Task requirements
Repeat the full listing below verbatim and keep the images out.

Dataset excerpt

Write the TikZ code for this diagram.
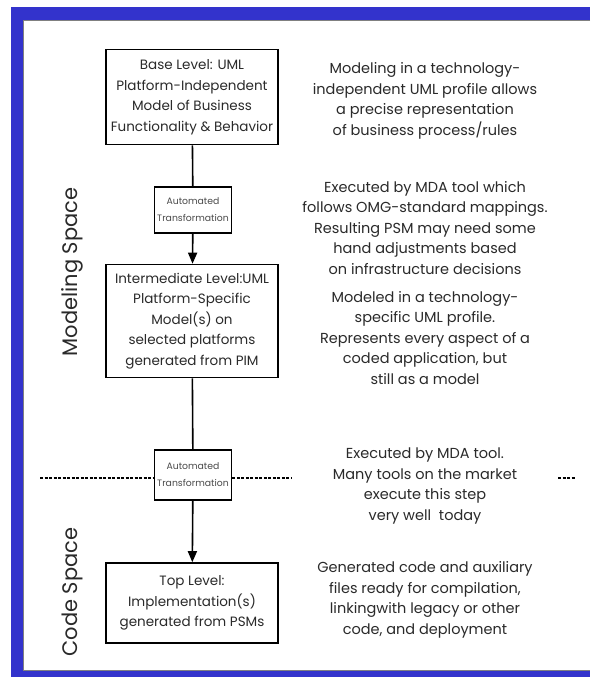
\documentclass[tikz,border=0pt]{standalone}
\usepackage{fontspec}
\setmainfont{Poppins}
\usepackage{tikz}
\usetikzlibrary{positioning, arrows, arrows.meta}
\definecolor{framebl}{HTML}{3333CC}
\definecolor{txtgray}{HTML}{2A2A2A}

\begin{document}
\begin{tikzpicture}[x=1pt,y=-1pt,
  level/.style={draw,line width=1.6pt,minimum width=172pt,align=center,
    text=txtgray,font=\fontsize{13.5}{20.5}\selectfont,inner sep=0pt},
  autobox/.style={draw,line width=1.6pt,minimum width=77pt,minimum height=46pt,
    align=center,text=txtgray!85,font=\fontsize{9.3}{17}\selectfont,inner sep=0pt},
  note/.style={align=center,text=txtgray,font=\fontsize{14.5}{20.5}\selectfont},
  spacelbl/.style={rotate=90,text=txtgray,font=\fontsize{21}{24}\selectfont},
  sep/.style={dash pattern=on 3pt off 1.5pt,line width=1.4pt},
  link/.style={line width=1.6pt},
  flow/.style={line width=1.6pt,-{Triangle[length=11pt,width=9pt]}}]
\useasboundingbox (0,0) rectangle (590,677);
% frame
\fill[framebl] (11,7) rectangle (590,677);
\fill[white] (24,21) rectangle (590,670);
\draw[gray,line width=1.5pt] (590,20.5) -- (23.5,20.5) -- (23.5,670.5) -- (590,670.5);
% levels
\node[level,minimum height=95pt] (base) at (192,97)
  {Base Level: UML\\Platform-Independent\\Model of Business\\Functionality \& Behavior};
\node[autobox] (auto1) at (193,210) {Automated\\Transformation};
\node[level,minimum height=113pt] (inter) at (192,321)
  {Intermediate Level:UML\\Platform-Specific\\Model(s) on\\selected platforms\\generated from PIM};
\node[autobox,minimum height=50pt] (auto2) at (193,475) {Automated\\Transformation};
\node[level,minimum height=80pt] (top) at (192,603)
  {Top Level:\\Implementation(s)\\generated from PSMs};
% connectors
\draw[link] (base) -- (auto1);
\draw[flow] (auto1) -- (inter);
\draw[link] (inter) -- (auto2);
\draw[flow] (auto2) -- (top);
% notes
\node[note] (n1) at (425,101)
  {Modeling in a technology-\\independent UML profile allows\\a precise representation\\of business process/rules};
\node[note] (n2) at (425,228)
  {Executed by MDA tool which\\follows OMG-standard mappings.\\Resulting PSM may need some\\hand adjustments based\\on infrastructure decisions};
\node[note] (n3) at (425,338)
  {Modeled in a technology-\\specific UML profile.\\Represents every aspect of a\\coded application, but\\still as a model};
\node[note] (n4) at (425,486)
  {Executed by MDA tool.\\Many tools on the market\\execute this step\\very well\ \ today};
\node[note] (n5) at (425,600)
  {Generated code and auxiliary\\files ready for compilation,\\linkingwith legacy or other\\code, and deployment};
% spaces
\node[spacelbl] (modsp) at (72,272) {Modeling Space};
\node[spacelbl] (codesp) at (72,592) {Code Space};
% border between spaces
\coordinate (sl) at (40,478);
\coordinate (sr) at (292,478);
\coordinate (sa) at (558,478);
\coordinate (sb) at (576,478);
\draw[sep] (sl) -- (sl-|auto2.west);
\draw[sep] (sr-|auto2.east) -- (sr);
\draw[sep] (sa) -- (sb);
\end{tikzpicture}
\end{document}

Full answer
Write the TikZ code for this diagram.
\documentclass[tikz,border=0pt]{standalone}
\usepackage{fontspec}
\setmainfont{Poppins}
\usepackage{tikz}
\usetikzlibrary{positioning, arrows, arrows.meta}
\definecolor{framebl}{HTML}{3333CC}
\definecolor{txtgray}{HTML}{2A2A2A}

\begin{document}
\begin{tikzpicture}[x=1pt,y=-1pt,
  level/.style={draw,line width=1.6pt,minimum width=172pt,align=center,
    text=txtgray,font=\fontsize{13.5}{20.5}\selectfont,inner sep=0pt},
  autobox/.style={draw,line width=1.6pt,minimum width=77pt,minimum height=46pt,
    align=center,text=txtgray!85,font=\fontsize{9.3}{17}\selectfont,inner sep=0pt},
  note/.style={align=center,text=txtgray,font=\fontsize{14.5}{20.5}\selectfont},
  spacelbl/.style={rotate=90,text=txtgray,font=\fontsize{21}{24}\selectfont},
  sep/.style={dash pattern=on 3pt off 1.5pt,line width=1.4pt},
  link/.style={line width=1.6pt},
  flow/.style={line width=1.6pt,-{Triangle[length=11pt,width=9pt]}}]
\useasboundingbox (0,0) rectangle (590,677);
% frame
\fill[framebl] (11,7) rectangle (590,677);
\fill[white] (24,21) rectangle (590,670);
\draw[gray,line width=1.5pt] (590,20.5) -- (23.5,20.5) -- (23.5,670.5) -- (590,670.5);
% levels
\node[level,minimum height=95pt] (base) at (192,97)
  {Base Level: UML\\Platform-Independent\\Model of Business\\Functionality \& Behavior};
\node[autobox] (auto1) at (193,210) {Automated\\Transformation};
\node[level,minimum height=113pt] (inter) at (192,321)
  {Intermediate Level:UML\\Platform-Specific\\Model(s) on\\selected platforms\\generated from PIM};
\node[autobox,minimum height=50pt] (auto2) at (193,475) {Automated\\Transformation};
\node[level,minimum height=80pt] (top) at (192,603)
  {Top Level:\\Implementation(s)\\generated from PSMs};
% connectors
\draw[link] (base) -- (auto1);
\draw[flow] (auto1) -- (inter);
\draw[link] (inter) -- (auto2);
\draw[flow] (auto2) -- (top);
% notes
\node[note] (n1) at (425,101)
  {Modeling in a technology-\\independent UML profile allows\\a precise representation\\of business process/rules};
\node[note] (n2) at (425,228)
  {Executed by MDA tool which\\follows OMG-standard mappings.\\Resulting PSM may need some\\hand adjustments based\\on infrastructure decisions};
\node[note] (n3) at (425,338)
  {Modeled in a technology-\\specific UML profile.\\Represents every aspect of a\\coded application, but\\still as a model};
\node[note] (n4) at (425,486)
  {Executed by MDA tool.\\Many tools on the market\\execute this step\\very well\ \ today};
\node[note] (n5) at (425,600)
  {Generated code and auxiliary\\files ready for compilation,\\linkingwith legacy or other\\code, and deployment};
% spaces
\node[spacelbl] (modsp) at (72,272) {Modeling Space};
\node[spacelbl] (codesp) at (72,592) {Code Space};
% border between spaces
\coordinate (sl) at (40,478);
\coordinate (sr) at (292,478);
\coordinate (sa) at (558,478);
\coordinate (sb) at (576,478);
\draw[sep] (sl) -- (sl-|auto2.west);
\draw[sep] (sr-|auto2.east) -- (sr);
\draw[sep] (sa) -- (sb);
\end{tikzpicture}
\end{document}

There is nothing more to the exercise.